Repeat the lines below exactly as they appear, but leave out the images.
* Start *
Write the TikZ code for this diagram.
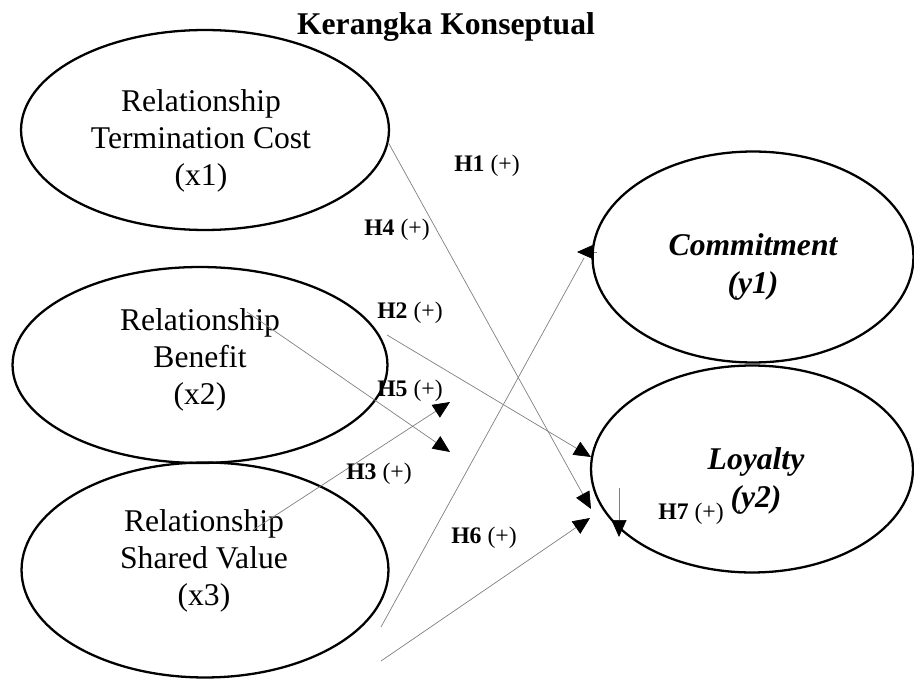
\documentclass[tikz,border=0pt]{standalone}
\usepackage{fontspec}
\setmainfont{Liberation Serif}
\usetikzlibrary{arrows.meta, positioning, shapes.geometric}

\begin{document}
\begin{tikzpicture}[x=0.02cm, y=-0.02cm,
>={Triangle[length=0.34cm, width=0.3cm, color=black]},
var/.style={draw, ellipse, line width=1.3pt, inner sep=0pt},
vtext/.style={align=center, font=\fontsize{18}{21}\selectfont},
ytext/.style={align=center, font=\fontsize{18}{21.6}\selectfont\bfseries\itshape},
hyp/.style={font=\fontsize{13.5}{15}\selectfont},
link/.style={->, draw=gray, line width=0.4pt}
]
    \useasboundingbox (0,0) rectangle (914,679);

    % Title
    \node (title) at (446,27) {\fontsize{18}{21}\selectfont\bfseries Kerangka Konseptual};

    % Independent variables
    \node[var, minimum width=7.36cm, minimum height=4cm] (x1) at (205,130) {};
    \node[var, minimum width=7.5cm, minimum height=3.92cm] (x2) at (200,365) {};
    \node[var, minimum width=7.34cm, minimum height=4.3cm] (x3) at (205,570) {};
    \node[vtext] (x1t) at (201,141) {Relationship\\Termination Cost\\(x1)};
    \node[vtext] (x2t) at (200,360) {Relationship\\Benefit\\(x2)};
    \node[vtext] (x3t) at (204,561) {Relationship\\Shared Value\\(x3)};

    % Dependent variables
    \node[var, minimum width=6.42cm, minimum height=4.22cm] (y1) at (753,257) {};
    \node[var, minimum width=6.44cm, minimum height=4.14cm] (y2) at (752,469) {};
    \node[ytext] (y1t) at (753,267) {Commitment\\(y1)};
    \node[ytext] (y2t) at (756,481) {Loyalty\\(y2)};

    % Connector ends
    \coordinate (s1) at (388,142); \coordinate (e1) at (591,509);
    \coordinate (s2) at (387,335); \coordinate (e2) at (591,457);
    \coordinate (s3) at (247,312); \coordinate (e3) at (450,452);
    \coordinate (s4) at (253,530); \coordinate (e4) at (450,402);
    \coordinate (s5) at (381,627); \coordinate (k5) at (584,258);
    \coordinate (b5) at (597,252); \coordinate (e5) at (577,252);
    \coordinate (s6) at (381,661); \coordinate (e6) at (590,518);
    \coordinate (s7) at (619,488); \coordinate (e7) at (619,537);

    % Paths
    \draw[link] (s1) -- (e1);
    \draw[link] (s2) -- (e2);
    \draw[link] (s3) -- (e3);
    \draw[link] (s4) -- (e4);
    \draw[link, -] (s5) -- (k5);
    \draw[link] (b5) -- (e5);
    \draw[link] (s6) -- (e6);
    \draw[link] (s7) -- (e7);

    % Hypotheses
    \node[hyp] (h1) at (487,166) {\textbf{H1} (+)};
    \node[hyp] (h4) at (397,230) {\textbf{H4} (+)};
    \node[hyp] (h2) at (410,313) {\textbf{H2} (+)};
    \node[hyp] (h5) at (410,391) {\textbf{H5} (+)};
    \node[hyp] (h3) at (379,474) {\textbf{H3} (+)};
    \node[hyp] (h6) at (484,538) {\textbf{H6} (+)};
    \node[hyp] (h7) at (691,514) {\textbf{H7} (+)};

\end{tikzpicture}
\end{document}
* End *
## Result for this exercise
Write the TikZ code for this diagram.
\documentclass[tikz,border=0pt]{standalone}
\usepackage{fontspec}
\setmainfont{Liberation Serif}
\usetikzlibrary{arrows.meta, positioning, shapes.geometric}

\begin{document}
\begin{tikzpicture}[x=0.02cm, y=-0.02cm,
>={Triangle[length=0.34cm, width=0.3cm, color=black]},
var/.style={draw, ellipse, line width=1.3pt, inner sep=0pt},
vtext/.style={align=center, font=\fontsize{18}{21}\selectfont},
ytext/.style={align=center, font=\fontsize{18}{21.6}\selectfont\bfseries\itshape},
hyp/.style={font=\fontsize{13.5}{15}\selectfont},
link/.style={->, draw=gray, line width=0.4pt}
]
    \useasboundingbox (0,0) rectangle (914,679);

    % Title
    \node (title) at (446,27) {\fontsize{18}{21}\selectfont\bfseries Kerangka Konseptual};

    % Independent variables
    \node[var, minimum width=7.36cm, minimum height=4cm] (x1) at (205,130) {};
    \node[var, minimum width=7.5cm, minimum height=3.92cm] (x2) at (200,365) {};
    \node[var, minimum width=7.34cm, minimum height=4.3cm] (x3) at (205,570) {};
    \node[vtext] (x1t) at (201,141) {Relationship\\Termination Cost\\(x1)};
    \node[vtext] (x2t) at (200,360) {Relationship\\Benefit\\(x2)};
    \node[vtext] (x3t) at (204,561) {Relationship\\Shared Value\\(x3)};

    % Dependent variables
    \node[var, minimum width=6.42cm, minimum height=4.22cm] (y1) at (753,257) {};
    \node[var, minimum width=6.44cm, minimum height=4.14cm] (y2) at (752,469) {};
    \node[ytext] (y1t) at (753,267) {Commitment\\(y1)};
    \node[ytext] (y2t) at (756,481) {Loyalty\\(y2)};

    % Connector ends
    \coordinate (s1) at (388,142); \coordinate (e1) at (591,509);
    \coordinate (s2) at (387,335); \coordinate (e2) at (591,457);
    \coordinate (s3) at (247,312); \coordinate (e3) at (450,452);
    \coordinate (s4) at (253,530); \coordinate (e4) at (450,402);
    \coordinate (s5) at (381,627); \coordinate (k5) at (584,258);
    \coordinate (b5) at (597,252); \coordinate (e5) at (577,252);
    \coordinate (s6) at (381,661); \coordinate (e6) at (590,518);
    \coordinate (s7) at (619,488); \coordinate (e7) at (619,537);

    % Paths
    \draw[link] (s1) -- (e1);
    \draw[link] (s2) -- (e2);
    \draw[link] (s3) -- (e3);
    \draw[link] (s4) -- (e4);
    \draw[link, -] (s5) -- (k5);
    \draw[link] (b5) -- (e5);
    \draw[link] (s6) -- (e6);
    \draw[link] (s7) -- (e7);

    % Hypotheses
    \node[hyp] (h1) at (487,166) {\textbf{H1} (+)};
    \node[hyp] (h4) at (397,230) {\textbf{H4} (+)};
    \node[hyp] (h2) at (410,313) {\textbf{H2} (+)};
    \node[hyp] (h5) at (410,391) {\textbf{H5} (+)};
    \node[hyp] (h3) at (379,474) {\textbf{H3} (+)};
    \node[hyp] (h6) at (484,538) {\textbf{H6} (+)};
    \node[hyp] (h7) at (691,514) {\textbf{H7} (+)};

\end{tikzpicture}
\end{document}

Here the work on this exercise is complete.